02/06/2025                                                                            
                                    
                                                                            
                                            Sometimes it's hard to keep hope when the pressures of the world feel like they're weighing down so heavily on us. But what if we were to make hope a practice? Educator and prison abolitionist Mariame Kaba, when interviewed for "Hope is a Discipline: On Dismantling the Carceral State," said this about a chance meeting she had with a nun and what it taught her about hope:
"She describes it like this: It became a mantra for me in terms of when I would feel unmoored. Or when I would feel overwhelmed by what was going on in the world, I would just say to myself: “Hope is a discipline.” It’s less about “how you feel,” and more about the practice of making a decision every day, that you’re still gonna put one foot in front of the other, that you’re still going to get up in the morning.  . . 
It’s work to be hopeful. It’s not like a fuzzy feeling. Like, you have to actually put in energy, time, and you have to be clear-eyed, and you have to hold fast to having a vision. It’s a hard thing to maintain. But it matters to have it, to believe that it’s possible, to change the world. 

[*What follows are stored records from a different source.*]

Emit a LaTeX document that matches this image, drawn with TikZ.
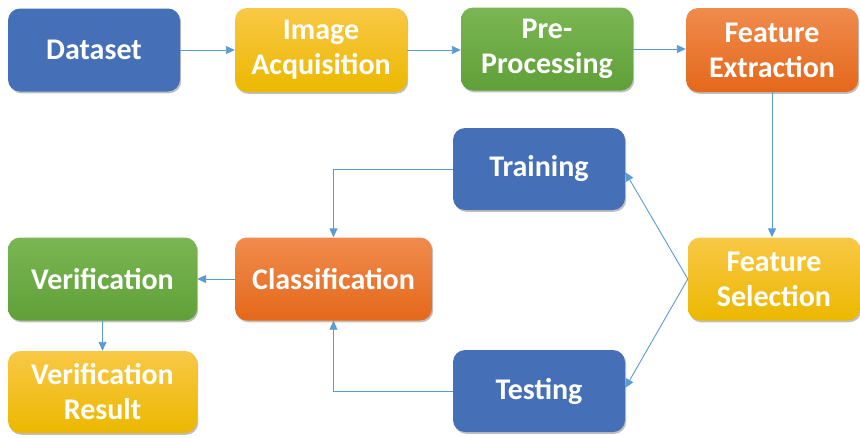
\documentclass[tikz,border=0pt]{standalone}
\usepackage{fontspec}
\setmainfont{Carlito}
\usetikzlibrary{arrows.meta,shadows}
\definecolor{cblue}{HTML}{4570B8}
\definecolor{yTop}{HTML}{F9C846}
\definecolor{yBot}{HTML}{EBB800}
\definecolor{gTop}{HTML}{7AB653}
\definecolor{gBot}{HTML}{60A038}
\definecolor{oTop}{HTML}{F08B4D}
\definecolor{oBot}{HTML}{E4681B}
\definecolor{conn}{HTML}{5B9BD5}
\tikzset{
  basebox/.style={rounded corners=12pt, text=white, align=center,
    font=\bfseries\fontsize{30}{35}\selectfont, inner sep=0pt,
    minimum width=172pt, minimum height=83pt,
    drop shadow={shadow xshift=1.2pt, shadow yshift=-1.8pt, opacity=0.25, fill=black}},
  bluebox/.style={basebox, fill=cblue},
  yellowbox/.style={basebox, top color=yTop, bottom color=yBot},
  greenbox/.style={basebox, top color=gTop, bottom color=gBot},
  orangebox/.style={basebox, top color=oTop, bottom color=oBot},
  link/.style={draw=conn, line width=0.9pt, -{Triangle[length=9pt,width=8pt]}}
}
\begin{document}
\begin{tikzpicture}[x=1pt,y=-1pt]
\useasboundingbox (0,0) rectangle (860,437);
\node[bluebox] (ds) at (94,50) {Dataset};
\node[yellowbox, minimum height=84pt] (ia) at (321,50) {Image\\Acquisition};
\node[greenbox] (pp) at (547,49) {Pre-\\Processing};
\node[orangebox, minimum height=84pt] (fe) at (772,50) {Feature\\Extraction};
\node[bluebox, minimum height=82pt] (tr) at (539,169) {Training};
\node[yellowbox] (fs) at (774,279) {Feature\\Selection};
\node[orangebox, minimum width=197pt] (cl) at (333.5,279) {Classification};
\node[greenbox, minimum width=189pt] (vf) at (102.5,279) {Verification};
\node[bluebox, minimum height=82pt] (te) at (539,391) {Testing};
\node[yellowbox, minimum width=189pt, minimum height=82pt] (vr) at (102.5,392) {Verification\\Result};
\draw[link] (ds.east) -- (ds.east -| ia.west);
\draw[link] (ia.east) -- (ia.east -| pp.west);
\draw[link] (pp.east) -- (pp.east -| fe.west);
\draw[link] (fe.south) -- (fe.south |- fs.north);
\draw[link] (fs.west) -- ([yshift=-3pt]tr.east);
\draw[link] (fs.west) -- ([yshift=3pt]te.east);
\draw[link] (tr.west) -| (cl.north);
\draw[link] (te.west) -| (cl.south);
\draw[link] (cl.west) -- (vf.east);
\draw[link] (vf.south) -- (vr.north);
\end{tikzpicture}
\end{document}
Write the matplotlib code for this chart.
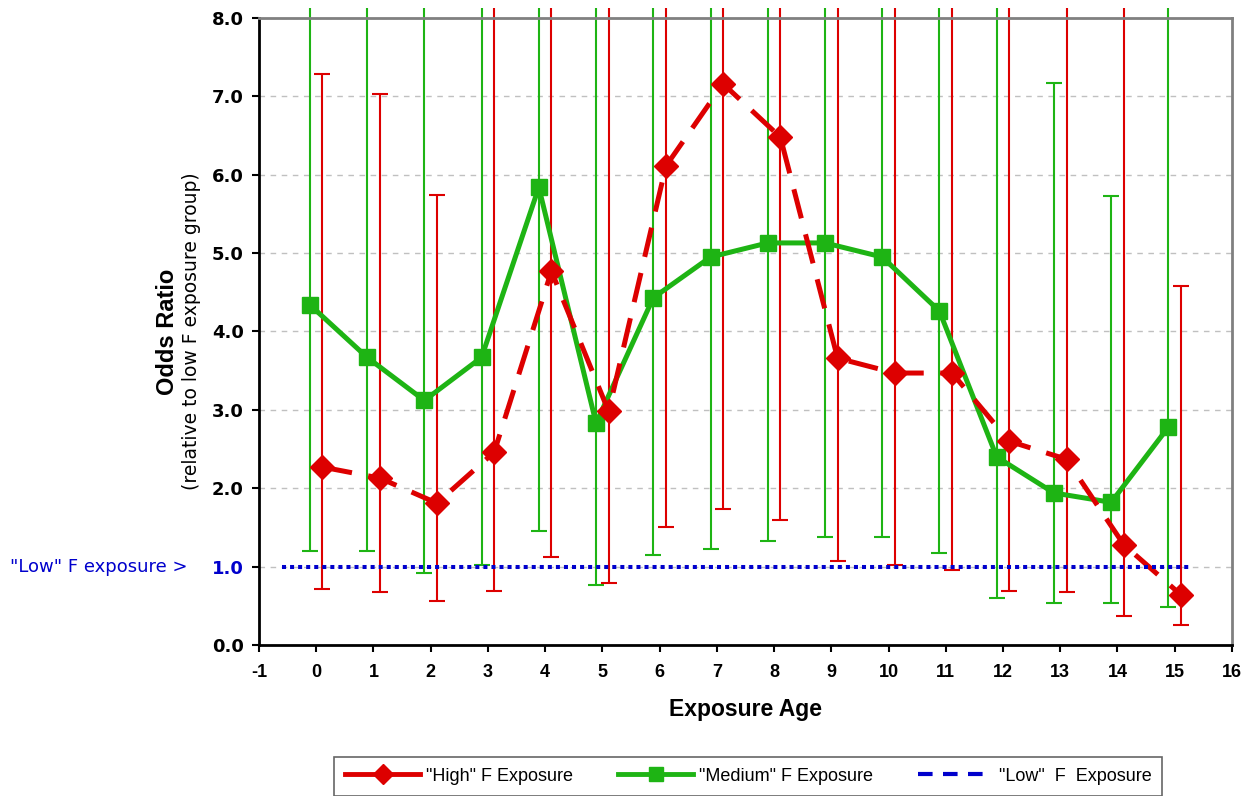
import numpy as np
import matplotlib
matplotlib.use("Agg")
import matplotlib.pyplot as plt
import matplotlib.transforms as mtransforms
from matplotlib.lines import Line2D

plt.rcParams['font.family'] = ['Liberation Sans', 'DejaVu Sans']
plt.rcParams['axes.unicode_minus'] = False

# exposure ages
ages = np.arange(16)

# odds ratios
high_or = [2.27, 2.13, 1.81, 2.46, 4.77, 2.98, 6.11, 7.16, 6.48, 3.66, 3.47, 3.47, 2.60, 2.37, 1.28, 0.64]
med_or = [4.34, 3.67, 3.12, 3.67, 5.84, 2.83, 4.43, 4.95, 5.13, 5.13, 4.95, 4.26, 2.40, 1.94, 1.82, 2.78]

# confidence limits (8.13 = bar runs off the top of the chart)
high_lo = [0.71, 0.67, 0.56, 0.69, 1.12, 0.79, 1.51, 1.73, 1.60, 1.07, 1.02, 0.96, 0.69, 0.67, 0.37, 0.26]
high_hi = [7.29, 7.03, 5.74, 8.13, 8.13, 8.13, 8.13, 8.13, 8.13, 8.13, 8.13, 8.13, 8.13, 8.13, 8.13, 4.58]
med_lo = [1.20, 1.20, 0.92, 1.02, 1.45, 0.77, 1.15, 1.22, 1.33, 1.38, 1.38, 1.17, 0.60, 0.54, 0.54, 0.49]
med_hi = [8.13, 8.13, 8.13, 8.13, 8.13, 8.13, 8.13, 8.13, 8.13, 8.13, 8.13, 8.13, 8.13, 7.17, 5.73, 8.13]

low_ref = 1.0
low_span = [-0.6, 15.25]

xticks = np.arange(-1, 17)
yticks = np.arange(0, 9)

RED = '#DD0000'
GREEN = '#1EB414'
BLUE = '#0000CC'

fig = plt.figure(figsize=(12.48, 7.96), dpi=100)
ax = fig.add_axes([0.2075, 0.1897, 0.7796, 0.7877])

hx = ages + 0.11
mx = ages - 0.11
h = np.array(high_or); m = np.array(med_or)

for x, y, lo, hi, c in [(mx, m, med_lo, med_hi, GREEN), (hx, h, high_lo, high_hi, RED)]:
    yerr = [y - np.array(lo), np.array(hi) - y]
    eb = ax.errorbar(x, y, yerr=yerr, fmt='none', ecolor=c, elinewidth=1.5,
                     capsize=5.5, capthick=1.5, zorder=2)
    for bl in eb[2]:
        bl.set_clip_on(False)

ax.plot(mx, m, color=GREEN, lw=3.6, marker='s', ms=11.5, zorder=3)
ax.plot(hx, h, color=RED, lw=3.6, ls=(0, (6, 3.3)), marker='D', ms=12, zorder=4)
ax.plot(low_span, [low_ref, low_ref], color=BLUE, lw=2.9, ls=(0, (1, 1)), zorder=5)

ax.set_xlim(-1, 16)
ax.set_ylim(0, 8)
ax.set_xticks(xticks)
ax.set_yticks(yticks)
ax.set_yticklabels(['%.1f' % v for v in yticks])
ax.yaxis.grid(True, color='#C0C0C0', ls=(0, (4, 4)), lw=1)
ax.set_axisbelow(True)

for lab in ax.get_yticklabels():
    lab.set_fontweight('bold'); lab.set_fontsize(13)
    lab.set_family('DejaVu Sans')
ax.get_yticklabels()[1].set_color(BLUE)
for lab in ax.get_xticklabels():
    lab.set_fontweight('bold'); lab.set_fontsize(13)

ax.tick_params(axis='y', direction='out', length=5, width=1.5, pad=6)
ax.tick_params(axis='x', direction='out', length=5, width=1.5, pad=9)

for s in ['left', 'bottom']:
    ax.spines[s].set_color('black'); ax.spines[s].set_linewidth(2)
for s in ['top', 'right']:
    ax.spines[s].set_color('#808080'); ax.spines[s].set_linewidth(2)

ax.set_xlabel('Exposure Age', fontsize=16.5, fontweight='bold', labelpad=12)
ax.text(-0.0945, 0.5, 'Odds Ratio', transform=ax.transAxes, rotation=90,
        ha='center', va='center', fontsize=17, fontweight='bold')
ax.text(-0.0695, 0.5, '(relative to low F exposure group)', transform=ax.transAxes,
        rotation=90, ha='center', va='center', fontsize=13.5, family='DejaVu Sans')

trans = mtransforms.blended_transform_factory(ax.transAxes, ax.transData)
ax.text(-0.073, low_ref, '"Low" F exposure >', transform=trans, ha='right',
        va='center', fontsize=13, color=BLUE, family='DejaVu Sans')

handles = [
    Line2D([], [], color=RED, lw=3.5, marker='D', ms=10),
    Line2D([], [], color=GREEN, lw=3.5, marker='s', ms=10),
    Line2D([], [], color=BLUE, lw=3, ls=(0, (3.5, 2.5))),
]
labels = ['"High" F Exposure', '"Medium" F Exposure', '"Low"  F  Exposure']
leg = fig.legend(handles, labels, loc='upper center', bbox_to_anchor=(0.5995, 0.0605),
                 ncol=3, fontsize=13, frameon=True, fancybox=False,
                 handlelength=4.17, handletextpad=0.3, columnspacing=2.5, borderpad=0.6)
leg.get_frame().set_edgecolor('#404040')
leg.get_frame().set_linewidth(1.2)

fig.savefig('out.png', dpi=100)
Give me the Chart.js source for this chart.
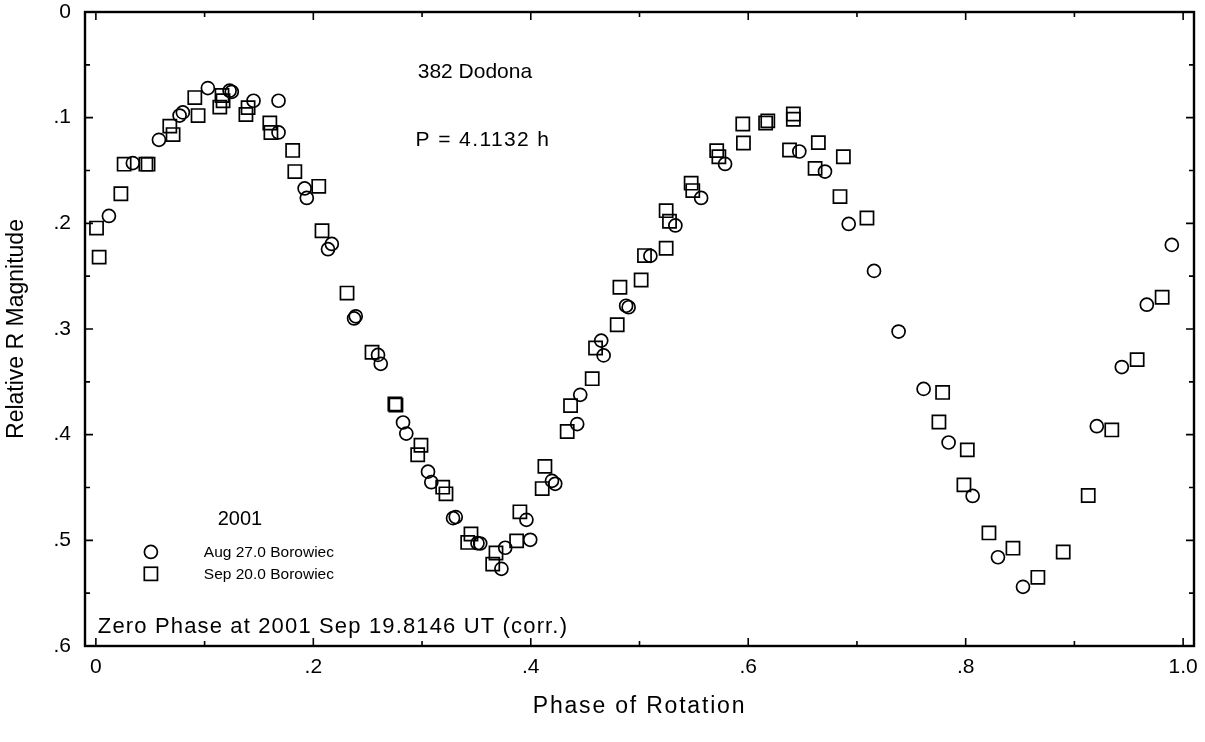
<!DOCTYPE html>
<html>
<head>
<meta charset="utf-8">
<script src="https://cdn.jsdelivr.net/npm/chart.js"></script>
<style>
  html, body { margin: 0; padding: 0; background: #ffffff; }
  #wrap { width: 1205px; height: 742px; }
</style>
</head>
<body>
<div id="wrap"><canvas id="c" width="1205" height="742"></canvas></div>
<script>
// ---- Data ----
const augLabel = 'Aug 27.0 Borowiec';
const sepLabel = 'Sep 20.0 Borowiec';

const augPhase = [0.012,0.034,0.058,0.077,0.080,0.103,0.123,0.125,0.145,0.168,0.168,0.192,0.194,0.2135,0.217,0.2375,0.239,0.2595,0.262,0.2825,0.2855,0.3055,0.3085,0.3285,0.331,0.351,0.3535,0.373,0.3765,0.396,0.3995,0.4195,0.4225,0.4427,0.4455,0.4648,0.467,0.4877,0.490,0.510,0.533,0.5567,0.5787,0.647,0.6706,0.6924,0.7157,0.7383,0.7613,0.7843,0.8064,0.8297,0.8527,0.9206,0.9436,0.9666,0.9896];
const augMag   = [0.193,0.143,0.121,0.098,0.095,0.072,0.0745,0.0755,0.084,0.084,0.114,0.167,0.176,0.2245,0.2195,0.290,0.288,0.3245,0.333,0.3885,0.399,0.435,0.445,0.479,0.478,0.5027,0.503,0.527,0.507,0.4806,0.4995,0.4437,0.4465,0.390,0.3623,0.311,0.325,0.278,0.2794,0.2308,0.202,0.176,0.1438,0.132,0.151,0.2006,0.245,0.3024,0.3567,0.4074,0.458,0.516,0.544,0.392,0.336,0.277,0.2204];

const sepPhase = [0.0006,0.003,0.023,0.026,0.046,0.048,0.068,0.071,0.091,0.094,0.114,0.116,0.117,0.138,0.140,0.160,0.161,0.181,0.183,0.205,0.208,0.231,0.254,0.275,0.276,0.296,0.299,0.319,0.322,0.342,0.345,0.365,0.368,0.387,0.390,0.4105,0.413,0.4335,0.4366,0.4565,0.4596,0.4795,0.482,0.5015,0.5046,0.5245,0.5245,0.5276,0.5475,0.549,0.571,0.573,0.595,0.5956,0.616,0.618,0.638,0.6415,0.6415,0.6615,0.6645,0.6844,0.6875,0.7092,0.7754,0.7788,0.7984,0.8015,0.8214,0.8435,0.8664,0.8897,0.9127,0.9344,0.9577,0.9807];
const sepMag   = [0.2045,0.232,0.172,0.144,0.144,0.144,0.108,0.116,0.081,0.098,0.090,0.079,0.084,0.097,0.0905,0.105,0.114,0.131,0.151,0.165,0.207,0.266,0.322,0.371,0.372,0.419,0.410,0.4497,0.456,0.502,0.494,0.5225,0.512,0.5005,0.473,0.451,0.430,0.397,0.3725,0.347,0.318,0.296,0.2605,0.2536,0.2305,0.2236,0.188,0.198,0.162,0.169,0.1312,0.137,0.106,0.124,0.105,0.103,0.1306,0.0965,0.1015,0.148,0.1236,0.1747,0.137,0.195,0.388,0.360,0.4475,0.4144,0.493,0.5074,0.535,0.511,0.4576,0.3955,0.329,0.270];

const xTickValues = [0, 0.2, 0.4, 0.6, 0.8, 1.0];
const xTickLabels = ['0', '.2', '.4', '.6', '.8', '1.0'];
const xMinorValues = [0.1, 0.3, 0.5, 0.7, 0.9];
const yTickValues = [0, 0.1, 0.2, 0.3, 0.4, 0.5, 0.6];
const yTickLabels = ['0', '.1', '.2', '.3', '.4', '.5', '.6'];
const yMinorValues = [0.05, 0.15, 0.25, 0.35, 0.45, 0.55];

const xTitle = 'Phase of Rotation';
const yTitle = 'Relative R Magnitude';
const objectName = '382 Dodona';
const periodText = 'P = 4.1132 h';
const yearText = '2001';
const zeroPhaseText = 'Zero Phase at 2001 Sep 19.8146 UT (corr.)';

// ---- Styling ----
const FONT = '"Liberation Sans", Arial, Helvetica, sans-serif';
const CIRCLE_R = 6.5;
const SQUARE_R = 9.3;   // Chart.js rect side = 2*sqrt(1/2)*r
const MARK_W = 1.7;

function toPoints(xs, ys) { return xs.map((x, i) => ({ x: x, y: ys[i] })); }

function spacedText(ctx, text, x, y, spacing) {
  ctx.letterSpacing = spacing + 'px';
  ctx.fillText(text, x, y);
  ctx.letterSpacing = '0px';
}

const framePlugin = {
  id: 'frameTicks',
  afterDatasetsDraw(chart) {
    const { ctx, chartArea: a, scales: { x, y } } = chart;
    ctx.save();
    ctx.strokeStyle = '#000';
    ctx.lineWidth = 1.6;
    const major = 8, minor = 5;
    ctx.beginPath();
    xTickValues.forEach(v => { const p = x.getPixelForValue(v);
      ctx.moveTo(p, a.bottom); ctx.lineTo(p, a.bottom - major);
      ctx.moveTo(p, a.top); ctx.lineTo(p, a.top + major); });
    xMinorValues.forEach(v => { const p = x.getPixelForValue(v);
      ctx.moveTo(p, a.bottom); ctx.lineTo(p, a.bottom - minor);
      ctx.moveTo(p, a.top); ctx.lineTo(p, a.top + minor); });
    yTickValues.forEach(v => { const p = y.getPixelForValue(v);
      ctx.moveTo(a.left, p); ctx.lineTo(a.left + major, p);
      ctx.moveTo(a.right, p); ctx.lineTo(a.right - major, p); });
    yMinorValues.forEach(v => { const p = y.getPixelForValue(v);
      ctx.moveTo(a.left, p); ctx.lineTo(a.left + minor, p);
      ctx.moveTo(a.right, p); ctx.lineTo(a.right - minor, p); });
    ctx.stroke();
    ctx.lineWidth = 2.4;
    ctx.strokeRect(a.left, a.top, a.right - a.left, a.bottom - a.top);
    ctx.restore();
  },
  afterDraw(chart) {
    const { ctx, scales: { x, y } } = chart;
    ctx.save();
    ctx.fillStyle = '#000';
    ctx.strokeStyle = '#000';
    ctx.textBaseline = 'middle';
    ctx.textAlign = 'left';
    ctx.font = '21px ' + FONT;
    spacedText(ctx, objectName, x.getPixelForValue(0.296), y.getPixelForValue(0.0568), 0);
    spacedText(ctx, periodText, x.getPixelForValue(0.294), y.getPixelForValue(0.121), 1.4);
    ctx.font = '22px ' + FONT;
    spacedText(ctx, zeroPhaseText, x.getPixelForValue(0.0018), y.getPixelForValue(0.5818), 1.15);
    ctx.font = '20px ' + FONT;
    ctx.textAlign = 'center';
    spacedText(ctx, yearText, x.getPixelForValue(0.1325), y.getPixelForValue(0.4806), 0);
    // legend
    ctx.textAlign = 'left';
    ctx.font = '15.5px ' + FONT;
    const mx = x.getPixelForValue(0.0506);
    const tx = x.getPixelForValue(0.0993);
    const cy = y.getPixelForValue(0.511);
    const sy = y.getPixelForValue(0.5317);
    ctx.lineWidth = MARK_W;
    ctx.beginPath(); ctx.arc(mx, cy, CIRCLE_R, 0, Math.PI * 2); ctx.stroke();
    const s = SQUARE_R * Math.SQRT1_2;
    ctx.strokeRect(mx - s, sy - s, 2 * s, 2 * s);
    ctx.fillText(augLabel, tx, cy + 1);
    ctx.fillText(sepLabel, tx, sy + 1);
    ctx.restore();
  }
};

function zeroPad(s) { s.paddingTop = 0; s.paddingBottom = 0; s.paddingLeft = 0; s.paddingRight = 0; }
function spaceTitle(s, px) {
  if (s._spacedTitle) return;
  const orig = s.drawTitle;
  s.drawTitle = function () {
    const c = this.ctx;
    const prev = c.letterSpacing;
    c.letterSpacing = px + 'px';
    orig.call(this);
    c.letterSpacing = prev || '0px';
  };
  s._spacedTitle = true;
}

new Chart(document.getElementById('c'), {
  type: 'scatter',
  data: {
    datasets: [
      { label: augLabel, data: toPoints(augPhase, augMag), pointStyle: 'circle',
        pointRadius: CIRCLE_R, pointHoverRadius: CIRCLE_R, borderColor: '#000',
        backgroundColor: 'rgba(0,0,0,0)', borderWidth: MARK_W },
      { label: sepLabel, data: toPoints(sepPhase, sepMag), pointStyle: 'rect',
        pointRadius: SQUARE_R, pointHoverRadius: SQUARE_R, borderColor: '#000',
        backgroundColor: 'rgba(0,0,0,0)', borderWidth: MARK_W }
    ]
  },
  options: {
    responsive: false,
    animation: false,
    devicePixelRatio: 1,
    layout: { padding: { top: 12, right: 10, left: 0, bottom: 0 } },
    plugins: { legend: { display: false }, tooltip: { enabled: false } },
    scales: {
      x: {
        type: 'linear', min: -0.01, max: 1.01,
        afterBuildTicks: s => { s.ticks = xTickValues.map(v => ({ value: v })); },
        afterFit: s => { s.height = 96; zeroPad(s); spaceTitle(s, 1.8); },
        grid: { display: false, drawTicks: false, tickLength: 0 },
        border: { display: false },
        ticks: { padding: 9, color: '#000', font: { family: FONT, size: 21 },
          maxRotation: 0, autoSkip: false,
          callback: (v, i) => xTickLabels[i] },
        title: { display: true, text: xTitle, color: '#000',
          font: { family: FONT, size: 23 }, padding: { top: 0, bottom: 22 } }
      },
      y: {
        type: 'linear', min: 0, max: 0.6, reverse: true,
        afterBuildTicks: s => { s.ticks = yTickValues.map(v => ({ value: v })); },
        afterFit: s => { s.width = 85; zeroPad(s); },
        grid: { display: false, drawTicks: false, tickLength: 0 },
        border: { display: false },
        ticks: { padding: 14, color: '#000', font: { family: FONT, size: 21 },
          autoSkip: false, callback: (v, i) => yTickLabels[i] },
        title: { display: true, text: yTitle, color: '#000',
          font: { family: FONT, size: 23 }, padding: { top: 3, bottom: 0 } }
      }
    }
  },
  plugins: [framePlugin]
});
</script>
</body>
</html>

 -- I learned from my father that you may have big dreams and big visions. And, you know, you have to prepare for the day after the revolution. And even when you do that, it’s not guaranteed that things are going to go as you had hoped. So what’s the next best thing you can do from where you are? For you, in this moment, in this possibility space that you have, what’s the next best thing? And it’s such a grounding question. Because it doesn’t tell you: What’s the next 17 things that you need to do to get from where you are to where you need to go? It’s: What’s the next best step to take?"